Real Middle East
- Editorial Manager: Varouj Tenbelian
- Frequency: Monthly
- Founded: 1974
- Country: Lebanon
- Based in: Beirut
- Language: English
- Website: http://www.realmiddleeast.com/

= Real Middle East =

Real Middle East is a trade/consumer magazine devoted to real estate, architecture, lifestyle and design. It is committed to green living, and supports green movements, architecture and solutions. The English-language publication is based in Beirut, Lebanon, and includes an Arabic feature supplement.

==History and profile==
Real Middle East was launched in 1974. The magazine is published 11 times a year (monthly except in December/January) and its circulation reached 25,500 in 2009. Subscription prices vary from US$45 to US$330, depending on the number of issues requested and subscriber location. Countries of distribution include all evolving markets in the region: UAE, Qatar, Kuwait, KSA, Bahrain, Lebanon, Syria and Jordan. IMC, Integrated Marketing & Communication, a subsidiary of IFP, publishes the magazine.

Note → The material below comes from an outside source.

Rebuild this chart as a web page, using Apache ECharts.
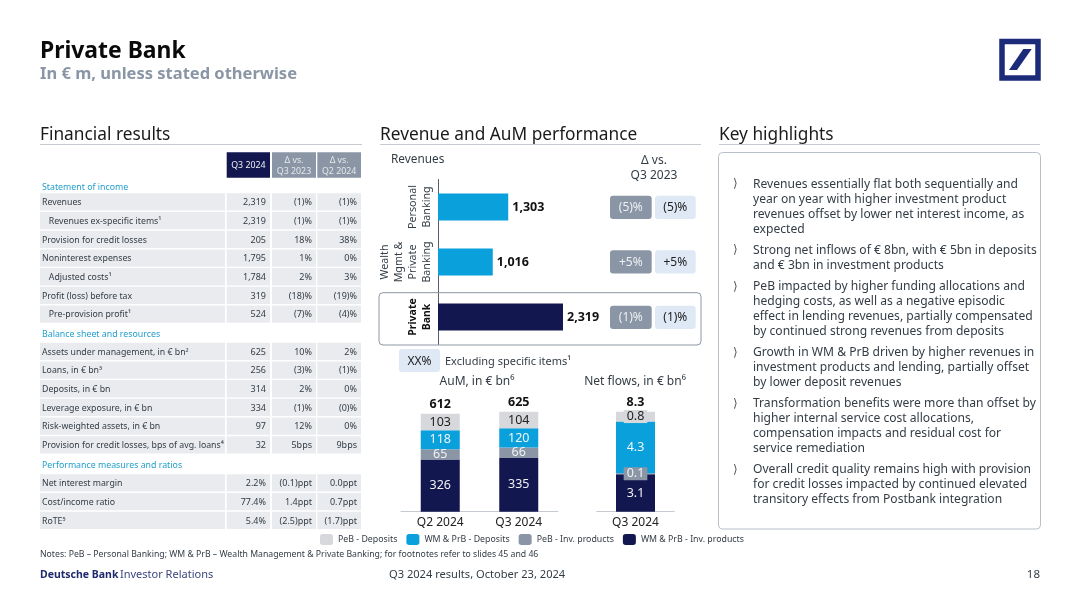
<!DOCTYPE html>
<html>
<head>
<meta charset="utf-8">
<title>Private Bank</title>
<script src="https://cdn.jsdelivr.net/npm/echarts@6/dist/echarts.min.js"></script>
<style>
html, body { margin: 0; padding: 0; background: #fff; }
#main { width: 1080px; height: 607px; }
</style>
</head>
<body>
<div id="main"></div>
<script>
// revenue bars
var revenueCats = ['Personal\nBanking', 'Wealth\nMgmt &\nPrivate\nBanking', 'Private\nBank'];
var revenueValues = [1303, 1016, 2319];
var revenueDeltas = ['(5)%', '+5%', '(1)%'];
var revenueDeltasEx = ['(5)%', '+5%', '(1)%'];

// AuM stack
var aumCats = ['Q2 2024', 'Q3 2024'];
var aumWmInv = [326, 335];
var aumPebInv = [65, 66];
var aumWmDep = [118, 120];
var aumPebDep = [103, 104];
var aumTotal = [612, 625];

// net flows stack
var flowCats = ['Q3 2024'];
var flowWmInv = [3.1];
var flowPebInv = [0.1];
var flowWmDep = [4.3];
var flowPebDep = [0.8];
var flowTotal = [8.3];

// table
var incomeRows = [
    ['Revenues', '2,319', '(1)%', '(1)%'],
    ['   Revenues ex-specific items¹', '2,319', '(1)%', '(1)%'],
    ['Provision for credit losses', '205', '18%', '38%'],
    ['Noninterest expenses', '1,795', '1%', '0%'],
    ['   Adjusted costs¹', '1,784', '2%', '3%'],
    ['Profit (loss) before tax', '319', '(18)%', '(19)%'],
    ['   Pre-provision profit¹', '524', '(7)%', '(4)%']
];
var balanceRows = [
    ['Assets under management, in € bn²', '625', '10%', '2%'],
    ['Loans, in € bn³', '256', '(3)%', '(1)%'],
    ['Deposits, in € bn', '314', '2%', '0%'],
    ['Leverage exposure, in € bn', '334', '(1)%', '(0)%'],
    ['Risk-weighted assets, in € bn', '97', '12%', '0%'],
    ['Provision for credit losses, bps of avg. loans⁴', '32', '5bps', '9bps']
];
var ratioRows = [
    ['Net interest margin', '2.2%', '(0.1)ppt', '0.0ppt'],
    ['Cost/income ratio', '77.4%', '1.4ppt', '0.7ppt'],
    ['RoTE⁵', '5.4%', '(2.5)ppt', '(1.7)ppt']
];

// highlights, one list per bullet
var highlights = [
    ['Revenues essentially flat both sequentially and', 'year on year with higher investment product', 'revenues offset by lower net interest income, as', 'expected'],
    ['Strong net inflows of € 8bn, with € 5bn in deposits', 'and € 3bn in investment products'],
    ['PeB impacted by higher funding allocations and', 'hedging costs, as well as a negative episodic', 'effect in lending revenues, partially compensated', 'by continued strong revenues from deposits'],
    ['Growth in WM & PrB driven by higher revenues in', 'investment products and lending, partially offset', 'by lower deposit revenues'],
    ['Transformation benefits were more than offset by', 'higher internal service cost allocations,', 'compensation impacts and residual cost for', 'service remediation'],
    ['Overall credit quality remains high with provision', 'for credit losses impacted by continued elevated', 'transitory effects from Postbank integration']
];
var highlightTops = [183.5, 249.5, 286, 352, 403, 469];

var FONT = '"Noto Sans"';
var NAVY = '#12174f', BLUE = '#0aa0dc', GREY = '#8a96a5', LIGHT = '#d6d8db';
var INK = '#333c45';

var gfx = [];

function txt(x, y, text, size, color, opt) {
    opt = opt || {};
    gfx.push({
        type: 'text',
        z: 10,
        style: {
            x: x, y: y + 0.7, text: text, fill: color || INK,
            font: (opt.weight || 'normal') + ' ' + size + 'px ' + (opt.family || FONT),
            align: opt.align || 'left',
            verticalAlign: 'middle',
            lineHeight: opt.lineHeight
        }
    });
}
function box(x, y, w, h, fill, stroke, r) {
    gfx.push({
        type: 'rect',
        z: 5,
        shape: { x: x, y: y, width: w, height: h, r: r || 0 },
        style: { fill: fill || 'none', stroke: stroke || 'none', lineWidth: stroke ? 1 : 0 }
    });
}

// header
txt(40, 51, 'Private Bank', 22.9, '#0a0a0a', { weight: 'bold' });
txt(40, 74, 'In € m, unless stated otherwise', 16.5, GREY, { weight: 'bold' });

// logo
gfx.push({
    type: 'rect', z: 5,
    shape: { x: 1002, y: 41.5, width: 36, height: 36.5 },
    style: { fill: '#fff', stroke: '#1c2a7a', lineWidth: 5.5 }
});
gfx.push({
    type: 'polygon', z: 6,
    shape: { points: [[1023.3, 49], [1031.7, 49], [1017, 70], [1009, 70]] },
    style: { fill: '#1c2a7a' }
});

// section titles
[['Financial results', 40, 362], ['Revenue and AuM performance', 380, 701], ['Key highlights', 719, 1040]].forEach(function (s) {
    txt(s[1], 134, s[0], 17.3, '#1a1a1a');
    gfx.push({
        type: 'line', z: 5,
        shape: { x1: s[1], y1: 144.5, x2: s[2], y2: 144.5 },
        style: { stroke: '#c6cbd1', lineWidth: 1.2 }
    });
});

// table
var colX = [226.7, 272, 317.3];
var colW = [43.3, 44, 43.7];
var ROW_H = 17.3, ROW_STEP = 18.7;

box(colX[0], 152.3, colW[0], 25.4, NAVY);
box(colX[1], 152.3, colW[1], 25.4, GREY);
box(colX[2], 152.3, colW[2], 25.4, GREY);
txt(colX[0] + colW[0] / 2, 165, 'Q3 2024', 8.8, '#f0f1f5', { align: 'center' });
txt(colX[1] + colW[1] / 2, 165, 'Δ vs.\nQ3 2023', 8.8, '#e6e9ec', { align: 'center', lineHeight: 11 });
txt(colX[2] + colW[2] / 2, 165, 'Δ vs.\nQ2 2024', 8.8, '#e6e9ec', { align: 'center', lineHeight: 11 });

function section(title, titleY, rows, top) {
    txt(42, titleY, title, 8.8, '#229fcb');
    rows.forEach(function (r, i) {
        var y = top + i * ROW_STEP;
        var mid = y + ROW_H / 2;
        box(40, y, 185, ROW_H, '#e9ebee');
        box(colX[0], y, colW[0], ROW_H, '#e9ebee');
        box(colX[1], y, colW[1], ROW_H, '#e9ebee');
        box(colX[2], y, colW[2], ROW_H, '#e9ebee');
        txt(42, mid, r[0], 8.75);
        txt(colX[0] + colW[0] - 4, mid, r[1], 9, INK, { align: 'right' });
        txt(colX[1] + colW[1] - 4, mid, r[2], 9, INK, { align: 'right' });
        txt(colX[2] + colW[2] - 4, mid, r[3], 9, INK, { align: 'right' });
    });
}
section('Statement of income', 186.7, incomeRows, 193.3);
section('Balance sheet and resources', 334, balanceRows, 342.7);
section('Performance measures and ratios', 465, ratioRows, 474.3);

// revenue panel
txt(391, 159, 'Revenues', 11.8, INK);
txt(654, 167.5, 'Δ vs.\nQ3 2023', 12, INK, { align: 'center', lineHeight: 15 });
box(379, 292.7, 322, 52.3, null, '#8d98a4', 4);
revenueDeltas.forEach(function (d, i) {
    var y = [195.7, 250.3, 305.7][i];
    box(610, y, 41.7, 23.3, GREY, null, 3);
    box(655, y, 40.7, 23.3, '#dfe9f6', null, 3);
    txt(630.8, y + 11.6, d, 12, '#eef0f3', { align: 'center' });
    txt(675.3, y + 11.6, revenueDeltasEx[i], 12, '#222', { align: 'center' });
});

box(399, 349, 41, 23, '#dfe9f6', null, 3);
txt(419.5, 361, 'XX%', 12, '#222', { align: 'center' });
txt(445, 361, 'Excluding specific items¹', 11, INK);
txt(477, 381, 'AuM, in € bn⁶', 12, INK, { align: 'center' });
txt(635, 381, 'Net flows, in € bn⁶', 12, INK, { align: 'center' });

// highlights box and bullets
box(718.5, 152.5, 322, 376.5, null, '#b9bfc6', 4);
highlights.forEach(function (lines, b) {
    txt(733, highlightTops[b], '⟩', 12, '#555', { family: '"DejaVu Sans"' });
    lines.forEach(function (line, i) {
        txt(753, highlightTops[b] + i * 15, line, 12.1, INK);
    });
});

// footer
txt(40, 554, 'Notes: PeB – Personal Banking; WM & PrB – Wealth Management & Private Banking; for footnotes refer to slides 45 and 46', 8.7, INK);
txt(40, 574, 'Deutsche Bank', 10.5, '#1e2a6e', { weight: 'bold' });
txt(120, 574, 'Investor Relations', 11, '#3b4680');
txt(389, 574, 'Q3 2024 results, October 23, 2024', 11.1, INK);
txt(1040, 574, '18', 11.5, INK, { align: 'right' });

function segment(name, values, color, gridIndex, labelColor, labelBg) {
    var label = { show: true, color: labelColor, fontFamily: FONT, fontSize: 12.5, position: 'inside' };
    if (labelBg) {
        label.backgroundColor = labelBg;
        label.padding = [0, 3];
    }
    return {
        name: name,
        type: 'bar',
        stack: 'g' + gridIndex,
        xAxisIndex: gridIndex,
        yAxisIndex: gridIndex,
        barWidth: 39,
        itemStyle: { color: color },
        label: label,
        data: values,
        silent: true
    };
}
function totalSeries(values, gridIndex) {
    return {
        type: 'line',
        xAxisIndex: gridIndex,
        yAxisIndex: gridIndex,
        symbol: 'circle',
        symbolSize: 1,
        showSymbol: true,
        lineStyle: { opacity: 0 },
        itemStyle: { color: 'transparent' },
        label: {
            show: true, position: 'top', distance: 2,
            color: '#111', fontFamily: FONT, fontSize: 12.5, fontWeight: 'bold'
        },
        data: values,
        silent: true,
        z: 6
    };
}
function stackAxis(cats, gridIndex) {
    return {
        type: 'category',
        gridIndex: gridIndex,
        data: cats,
        axisTick: { show: false },
        axisLine: { lineStyle: { color: '#c6cbd1', width: 1 } },
        axisLabel: { color: '#222', fontFamily: FONT, fontSize: 12, margin: 5 }
    };
}

var option = {
    animation: false,
    textStyle: { fontFamily: FONT },
    graphic: { elements: gfx },
    legend: {
        left: 315,
        top: 529,
        itemWidth: 13,
        itemHeight: 11,
        itemGap: 9,
        textStyle: { color: INK, fontFamily: FONT, fontSize: 8.8 },
        selectedMode: false,
        data: ['PeB - Deposits', 'WM & PrB - Deposits', 'PeB - Inv. products', 'WM & PrB - Inv. products']
    },
    grid: [
        { left: 438, top: 179.5, width: 161.7, height: 165 },
        { left: 401, top: 399.7, width: 157, height: 112 },
        { left: 596.7, top: 399.7, width: 77.6, height: 112 }
    ],
    xAxis: [
        { type: 'value', gridIndex: 0, min: 0, max: 3000, show: false },
        stackAxis(aumCats, 1),
        stackAxis(flowCats, 2)
    ],
    yAxis: [
        {
            type: 'category',
            gridIndex: 0,
            inverse: true,
            data: revenueCats,
            axisTick: { show: false },
            axisLine: { lineStyle: { color: '#555f69', width: 1 } },
            axisLabel: {
                interval: 0,
                hideOverlap: false,
                rotate: 90,
                margin: 4,
                color: INK,
                fontFamily: FONT,
                fontSize: 10.7,
                lineHeight: 14,
                formatter: function (v) {
                    if (v === 'Private\nBank') return '{b|Private}\n{b|Bank}';
                    return v;
                },
                rich: { b: { fontWeight: 'bold', color: '#111', fontFamily: FONT, fontSize: 10.5, lineHeight: 14 } }
            }
        },
        { type: 'value', gridIndex: 1, min: 0, max: 700, show: false },
        { type: 'value', gridIndex: 2, min: 0, max: 9.3, show: false }
    ],
    series: [
        {
            type: 'bar',
            xAxisIndex: 0,
            yAxisIndex: 0,
            barWidth: 27,
            data: revenueValues.map(function (v, i) {
                return { value: v, itemStyle: { color: i === 2 ? NAVY : BLUE } };
            }),
            label: {
                show: true,
                position: 'right',
                distance: 4,
                color: '#111',
                fontFamily: FONT,
                fontSize: 12.5,
                fontWeight: 'bold',
                formatter: function (p) { return p.value.toLocaleString('en-US'); }
            },
            silent: true
        },
        segment('WM & PrB - Inv. products', aumWmInv, NAVY, 1, '#f0f1f5'),
        segment('PeB - Inv. products', aumPebInv, GREY, 1, '#f0f1f5'),
        segment('WM & PrB - Deposits', aumWmDep, BLUE, 1, '#eef6fb'),
        segment('PeB - Deposits', aumPebDep, LIGHT, 1, '#222'),
        totalSeries(aumTotal, 1),
        segment('WM & PrB - Inv. products', flowWmInv, NAVY, 2, '#f0f1f5'),
        segment('PeB - Inv. products', flowPebInv, GREY, 2, '#f0f1f5', GREY),
        segment('WM & PrB - Deposits', flowWmDep, BLUE, 2, '#eef6fb'),
        segment('PeB - Deposits', flowPebDep, LIGHT, 2, '#222', LIGHT),
        totalSeries(flowTotal, 2)
    ]
};

var chart = echarts.init(document.getElementById('main'));
chart.setOption(option);
</script>
</body>
</html>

In October 2009, Real Middle East launched its second volume, a continuation of the first volume launched in 2007 as a trade publication. Volume 2 of Real Middle East features a contemporary design and covers a broad array of industry topics with a consumer-friendly perspective. It is available at major bookstores, targeting a wide range of readers and advertisers in key markets.

In support of the real estate and construction industries, Real Middle East announced media partnership with Project Qatar 2010 and Project Lebanon 2010, trade exhibitions for construction technology, building materials, equipment and environmental technology. The magazine was also the exclusive media sponsor of the 2010 Qatar Sustainability Conference, which tackled energy and water efficiency in construction.